Intra-articular screw penetration may occur directly from erroneous placement or indirectly from the subchondral collapse. Tangential views, in addition to standard AP and lateral views, can help avoid this complication. A skyline view can help assess dorsal screw penetration, while an oblique view can help detect intra-articular penetration.6 Lateral radiographs projected 23 to 30° of lateral tilt to match the radial inclination can also help ensure proper screw placement.7 Arthroscopic evaluation of the articular surface may also be a useful minimally-invasive tactic for evaluating screw position.

Tendon rupture most often occurs from increased contact pressures on the plate and tendon interface.
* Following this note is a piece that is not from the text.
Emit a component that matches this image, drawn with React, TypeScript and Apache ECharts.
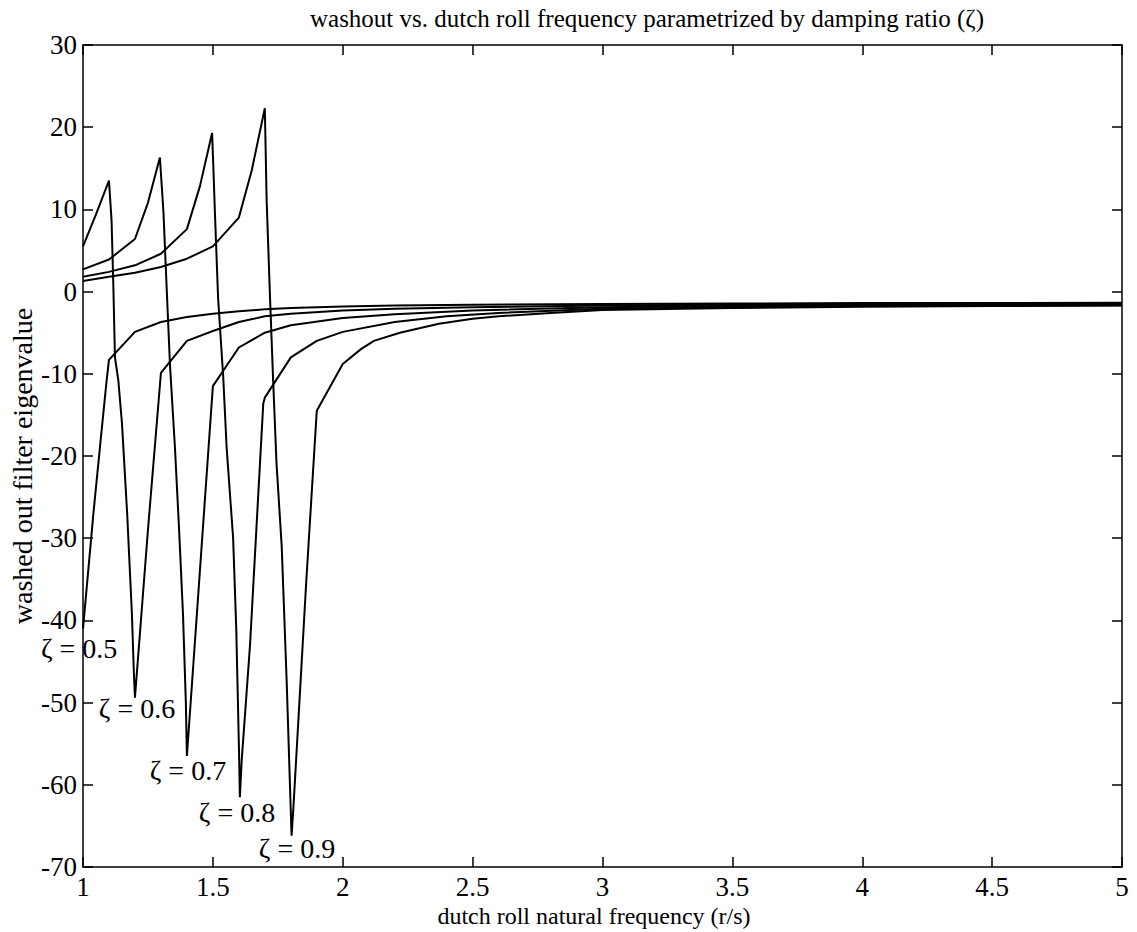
import React, { useEffect, useRef } from "react";
import * as echarts from "echarts";

// x ticks / ranges
const X_MIN = 1;
const X_MAX = 5;
const X_STEP = 0.5;
const Y_MIN = -70;
const Y_MAX = 30;
const Y_STEP = 10;

const TITLE = "washout vs. dutch roll frequency parametrized by damping ratio (ζ)";
const X_NAME = "dutch roll natural frequency (r/s)";
const Y_NAME = "washed out filter eigenvalue";

// eigenvalue traces, [frequency, eigenvalue]
const zeta05: [number, number][] = [
  [1.0, -41.0], [1.04, -27], [1.065, -19], [1.091, -10.8], [1.1, -8.3], [1.2, -4.9], [1.3, -3.7],
  [1.4, -3.1], [1.5, -2.7], [1.6, -2.4], [1.7, -2.15], [1.8, -2.0], [2.0, -1.8], [2.2, -1.7],
  [2.5, -1.6], [3.0, -1.5], [3.5, -1.45], [4.0, -1.4], [4.5, -1.38], [5.0, -1.35],
];
const zeta06: [number, number][] = [
  [1.0, 5.5], [1.05, 9.4], [1.1, 13.5], [1.11, 8.6], [1.117, 0.5], [1.123, -8], [1.136, -10.8],
  [1.15, -16], [1.17, -27], [1.188, -39], [1.196, -46.5], [1.2, -49.4], [1.25, -29], [1.3, -9.9],
  [1.4, -6.0], [1.5, -4.8], [1.6, -3.7], [1.7, -3.0], [1.8, -2.7], [2.0, -2.3], [2.2, -2.1],
  [2.5, -1.9], [3.0, -1.7], [3.5, -1.6], [4.0, -1.55], [4.5, -1.5], [5.0, -1.45],
];
const zeta07: [number, number][] = [
  [1.0, 2.7], [1.1, 3.9], [1.2, 6.4], [1.25, 10.8], [1.296, 16.3], [1.305, 12], [1.31, 9.5],
  [1.322, 0.5], [1.335, -9], [1.354, -19], [1.37, -29], [1.385, -39.3], [1.396, -50], [1.4, -56.5],
  [1.41, -52], [1.45, -34], [1.5, -11.5], [1.6, -6.8], [1.7, -5.0], [1.8, -4.1], [2.0, -3.2],
  [2.2, -2.75], [2.5, -2.3], [3.0, -1.9], [3.5, -1.75], [4.0, -1.65], [4.5, -1.6], [5.0, -1.55],
];
const zeta08: [number, number][] = [
  [1.0, 1.8], [1.1, 2.4], [1.2, 3.2], [1.3, 4.6], [1.4, 7.6], [1.45, 12.8], [1.497, 19.3],
  [1.502, 15], [1.508, 9.5], [1.52, -0.7], [1.54, -10.5], [1.553, -19], [1.578, -30], [1.59, -41],
  [1.6, -55], [1.604, -61.5], [1.611, -57], [1.643, -43], [1.694, -13.6], [1.7, -12.9], [1.8, -8.0],
  [1.9, -6.0], [2.0, -4.9], [2.2, -3.7], [2.4, -3.0], [2.6, -2.6], [3.0, -2.1], [3.5, -1.9],
  [4.0, -1.75], [4.5, -1.7], [5.0, -1.65],
];
const zeta09: [number, number][] = [
  [1.0, 1.3], [1.1, 1.8], [1.2, 2.3], [1.3, 3.0], [1.4, 4.0], [1.5, 5.5], [1.6, 9.0], [1.65, 14.8],
  [1.7, 22.3], [1.707, 11.1], [1.72, -0.7], [1.732, -10.8], [1.745, -20.9], [1.765, -31],
  [1.784, -47.3], [1.797, -60.3], [1.803, -66.2], [1.81, -62.8], [1.86, -35], [1.9, -14.5],
  [2.0, -8.8], [2.07, -7.0], [2.12, -6.0], [2.22, -5.0], [2.37, -3.9], [2.5, -3.3], [2.6, -3.0],
  [2.8, -2.6], [3.0, -2.25], [3.5, -2.0], [4.0, -1.85], [4.5, -1.75], [5.0, -1.7],
];

const SERIES_NAMES = ["ζ = 0.5", "ζ = 0.6", "ζ = 0.7", "ζ = 0.8", "ζ = 0.9"];
const SERIES_DATA = [zeta05, zeta06, zeta07, zeta08, zeta09];
// annotation anchor positions (data coordinates, text centres)
const LABEL_POS: [number, number][] = [
  [0.985, -43.4],
  [1.208, -50.7],
  [1.404, -58.3],
  [1.593, -63.4],
  [1.824, -67.8],
];

const FONT = "'Liberation Serif', 'Times New Roman', serif";

export default function App() {
  const ref = useRef<HTMLDivElement>(null);
  useEffect(() => {
    if (!ref.current) return;
    const chart = echarts.init(ref.current, undefined, { renderer: "svg" });
    const axisLine = { show: true, onZero: false, lineStyle: { color: "#000", width: 1.5 } };
    const axisTick = { show: true, inside: true, length: 10, lineStyle: { color: "#000", width: 1.5 } };
    const labelStyle = { color: "#000", fontFamily: FONT, fontSize: 27 };
    chart.setOption({
      animation: false,
      grid: { left: 83, right: 15, top: 45, bottom: 65, containLabel: false },
      xAxis: [
        {
          type: "value", min: X_MIN, max: X_MAX, interval: X_STEP, position: "bottom",
          axisLine, axisTick, splitLine: { show: false },
          axisLabel: { ...labelStyle, margin: 6 },
        },
        {
          type: "value", min: X_MIN, max: X_MAX, interval: X_STEP, position: "top",
          axisLine, axisTick, splitLine: { show: false }, axisLabel: { show: false },
        },
      ],
      yAxis: [
        {
          type: "value", min: Y_MIN, max: Y_MAX, interval: Y_STEP, position: "left",
          axisLine, axisTick, splitLine: { show: false },
          axisLabel: { ...labelStyle, margin: 6 },
        },
        {
          type: "value", min: Y_MIN, max: Y_MAX, interval: Y_STEP, position: "right",
          axisLine, axisTick, splitLine: { show: false }, axisLabel: { show: false },
        },
      ],
      series: SERIES_DATA.map((d, i) => ({
        name: SERIES_NAMES[i],
        type: "line",
        xAxisIndex: 0,
        yAxisIndex: 0,
        data: d,
        showSymbol: false,
        symbol: "none",
        lineStyle: { color: "#000", width: 2 },
        clip: true,
      })),
    });
    const texts: any[] = LABEL_POS.map((p, i) => {
      const px = chart.convertToPixel({ xAxisIndex: 0, yAxisIndex: 0 }, p) as number[];
      return {
        type: "text",
        x: px[0],
        y: px[1],
        z: 10,
        style: {
          text: SERIES_NAMES[i], fill: "#000", fontFamily: FONT, fontSize: 28,
          align: "center", verticalAlign: "middle",
        },
      };
    });
    texts.push({
      type: "text", x: 647, y: 18,
      style: { text: TITLE, fill: "#000", fontFamily: FONT, fontSize: 25, align: "center", verticalAlign: "middle" },
    });
    texts.push({
      type: "text", x: 594, y: 916,
      style: { text: X_NAME, fill: "#000", fontFamily: FONT, fontSize: 24, align: "center", verticalAlign: "middle" },
    });
    texts.push({
      type: "text", x: 22, y: 466, rotation: Math.PI / 2,
      style: { text: Y_NAME, fill: "#000", fontFamily: FONT, fontSize: 28, align: "center", verticalAlign: "middle" },
    });
    chart.setOption({ graphic: texts });
    return () => chart.dispose();
  }, []);
  return (
    <div
      ref={ref}
      style={{ position: "fixed", left: 0, top: 0, width: 1137, height: 932, background: "#fff" }}
    />
  );
}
Modern-day plates are now manufactured to be thinner with smoother edges. However, plate placement is critical: a plate placed too distal (over the convexity of the volar rim) has been shown to increase the risk of flexor tendon rupture.8 Additionally, long screws with dorsal protrusion risk injuring the extensor tendons. It has been demonstrated that a screw length of at least 75% of the bicortical distance of the distal radius can provide excellent stability while minimizing the risks of extensor tendon rupture associated with bicortical screws.9

Repairing the PQ over the plate is controversial in its role of preventing flexor tendon rupture. In theory, soft tissue coverage over the plate may provide a buffer to reduce contact pressures. However, a two-year prospective randomized trial showed no reduction in tendon irritation. The authors noted that PQ repair may be unreliable and should not be considered a fail-safe over a poorly positioned plate.10

Declaration of conflict of interest

The authors do NOT have any potential conflicts of interest for this manuscript.

Declaration of funding

The authors received NO financial support for the preparation, research, authorship, and publication of this manuscript.

Declaration of ethical approval for study

This manuscript does not require ethical approval to report its findings.

There is no information (names, initials, hospital identification numbers, or photographs) in the submitted manuscript that can be used to identify patients.